What This Means in Practice
For a beginner, the most useful mental model is this: UAM is a city mobility system built around new aircraft, not a single aircraft product category.
If you are evaluating UAM-related systems or policy, useful questions include:
- what type of operation is being discussed,
- what infrastructure supports it,
- how aircraft will be coordinated,
- what cooperative information is available,
- how authorized traffic will be distinguished from abnormal traffic,
- and whether public, regulatory, and operational trust exist around the concept.
These questions are more useful than asking only whether an aircraft can take off and land vertically.

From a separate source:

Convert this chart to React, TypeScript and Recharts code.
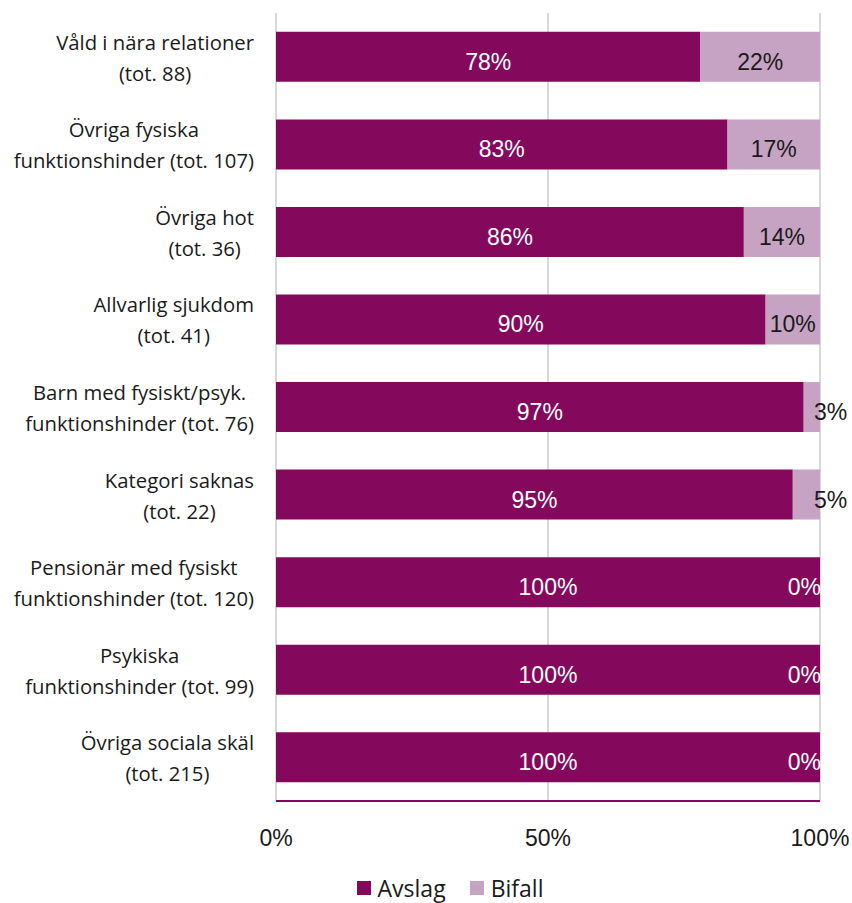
import { BarChart, Bar, XAxis, YAxis, CartesianGrid, Legend, LabelList } from "recharts";

const categoryLines = [
  ["Våld i nära relationer", "(tot. 88)"],
  ["Övriga fysiska", "funktionshinder (tot. 107)"],
  ["Övriga hot", "(tot. 36)"],
  ["Allvarlig sjukdom", "(tot. 41)"],
  ["Barn med fysiskt/psyk.", "funktionshinder (tot. 76)"],
  ["Kategori saknas", "(tot. 22)"],
  ["Pensionär med fysiskt", "funktionshinder (tot. 120)"],
  ["Psykiska", "funktionshinder (tot. 99)"],
  ["Övriga sociala skäl", "(tot. 215)"],
];
const avslag = [78, 83, 86, 90, 97, 95, 100, 100, 100];
const bifall = [22, 17, 14, 10, 3, 5, 0, 0, 0];
const xTicks = [0, 50, 100];

const AVSLAG = "#84085c";
const BIFALL = "#c6a2c3";
const CAT_FONT = "'Open Sans'";
const CAT_SIZE = 20.3;
const NUM_FONT = "'Liberation Sans', Arial, sans-serif";
const NUM_SIZE = 23;

const data = categoryLines.map((lines, i) => ({
  name: lines.join(" "),
  lines,
  avslag: avslag[i],
  bifall: bifall[i],
}));

let ctx: CanvasRenderingContext2D | null = null;
function measure(text: string) {
  if (!ctx) ctx = document.createElement("canvas").getContext("2d");
  if (!ctx) return text.length * 9;
  ctx.font = `${CAT_SIZE}px ${CAT_FONT}`;
  return ctx.measureText(text).width;
}

function CategoryTick(props: any) {
  const { y, payload } = props;
  const row = data.find((d) => d.name === payload.value);
  const lines = row ? row.lines : [payload.value];
  const w = Math.max(...lines.map(measure));
  const cx = 254 - w / 2;
  return (
    <g>
      {lines.map((l: string, i: number) => (
        <text
          key={i}
          x={cx}
          y={y + (i === 0 ? -15 : 16)}
          textAnchor="middle"
          dominantBaseline="central"
          fontFamily={CAT_FONT}
          fontSize={CAT_SIZE}
          fill="#1a1a1a"
        >
          {l}
        </text>
      ))}
    </g>
  );
}

function PercentTick(props: any) {
  const { x, y, payload } = props;
  return (
    <text x={x} y={y + 29} textAnchor="middle" dominantBaseline="central" fontFamily={NUM_FONT} fontSize={NUM_SIZE} fill="#1a1a1a">
      {payload.value}%
    </text>
  );
}

function AvslagLabel(props: any) {
  const { x, y, width, height, value } = props;
  return (
    <text x={x + width / 2} y={y + height / 2 + 13} textAnchor="middle" fontFamily={NUM_FONT} fontSize={NUM_SIZE} fill="#ffffff">
      {value}%
    </text>
  );
}

// zero-width Bifall segments draw no bar, so their label hangs off the Avslag bar end
function ZeroBifallLabel(props: any) {
  const { x, y, width, height, value } = props;
  if (value !== 0) return null;
  return (
    <text x={x + width + 1} y={y + height / 2 + 13} textAnchor="end" fontFamily={NUM_FONT} fontSize={NUM_SIZE} fill="#ffffff">
      {value}%
    </text>
  );
}

function BifallLabel(props: any) {
  const { x, y, width, height, value } = props;
  if (value === 0) return null;
  let tx = x + width / 2;
  let anchor: "middle" | "start" = "middle";
  if (width < 40) {
    tx = x + width - 6;
    anchor = "start";
  }
  return (
    <text x={tx} y={y + height / 2 + 13} textAnchor={anchor} fontFamily={NUM_FONT} fontSize={NUM_SIZE} fill="#1a1a1a">
      {value}%
    </text>
  );
}

function LegendContent() {
  const items = [
    { label: "Avslag", color: AVSLAG },
    { label: "Bifall", color: BIFALL },
  ];
  return (
    <div
      style={{
        display: "flex",
        justifyContent: "center",
        paddingTop: 18,
        paddingLeft: 80,
        fontFamily: CAT_FONT,
        fontSize: 23,
        lineHeight: "28px",
        color: "#1a1a1a",
      }}
    >
      {items.map((it, i) => (
        <div key={it.label} style={{ display: "flex", alignItems: "center", marginRight: i === 0 ? 24 : 0 }}>
          <span style={{ width: 14, height: 14, background: it.color, display: "inline-block", marginRight: 7 }} />
          <span>{it.label}</span>
        </div>
      ))}
    </div>
  );
}

export default function App() {
  return (
    <div style={{ position: "absolute", left: 0, top: 0, background: "#fff" }}>
      <BarChart
        width={852}
        height={903}
        data={data}
        layout="vertical"
        margin={{ top: 13, right: 32, left: 0, bottom: 0 }}
        barCategoryGap="21.5%"
      >
        <CartesianGrid horizontal={false} stroke="#d9d9d9" strokeWidth={2} />
        <XAxis
          type="number"
          domain={[0, 100]}
          ticks={xTicks}
          tick={<PercentTick />}
          tickLine={false}
          axisLine={{ stroke: AVSLAG, strokeWidth: 2 }}
          height={55}
          interval={0}
        />
        <YAxis
          type="category"
          dataKey="name"
          width={276}
          tick={<CategoryTick />}
          tickLine={false}
          axisLine={false}
          interval={0}
        />
        <Legend verticalAlign="bottom" height={47} content={<LegendContent />} />
        <Bar dataKey="avslag" name="Avslag" stackId="a" fill={AVSLAG} isAnimationActive={false}>
          <LabelList dataKey="avslag" content={<AvslagLabel />} />
          <LabelList dataKey="bifall" content={<ZeroBifallLabel />} />
        </Bar>
        <Bar dataKey="bifall" name="Bifall" stackId="a" fill={BIFALL} isAnimationActive={false}>
          <LabelList dataKey="bifall" content={<BifallLabel />} />
        </Bar>
      </BarChart>
    </div>
  );
}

This also explains why UAM is so tightly connected to digital traffic-management and low-altitude awareness tools. As operations become more routine, the challenge shifts from proving flight is possible to proving that repeated urban operations can be managed safely, predictably, and visibly.
Conclusion
Urban air mobility is a city-focused air transportation concept using new aircraft, supporting infrastructure, and digital traffic coordination to move people or cargo in and around urban areas. It is usually treated as a subset of Advanced Air Mobility and depends on much more than the aircraft itself.
The key takeaway is that UAM is a system problem. Aircraft, vertiports, traffic management, cooperative operations, public acceptance, and monitoring all have to work together. If those layers do not mature together, UAM remains a demonstration. If they do, it becomes a new low-altitude mobility environment that cities, operators, and security systems all have to understand.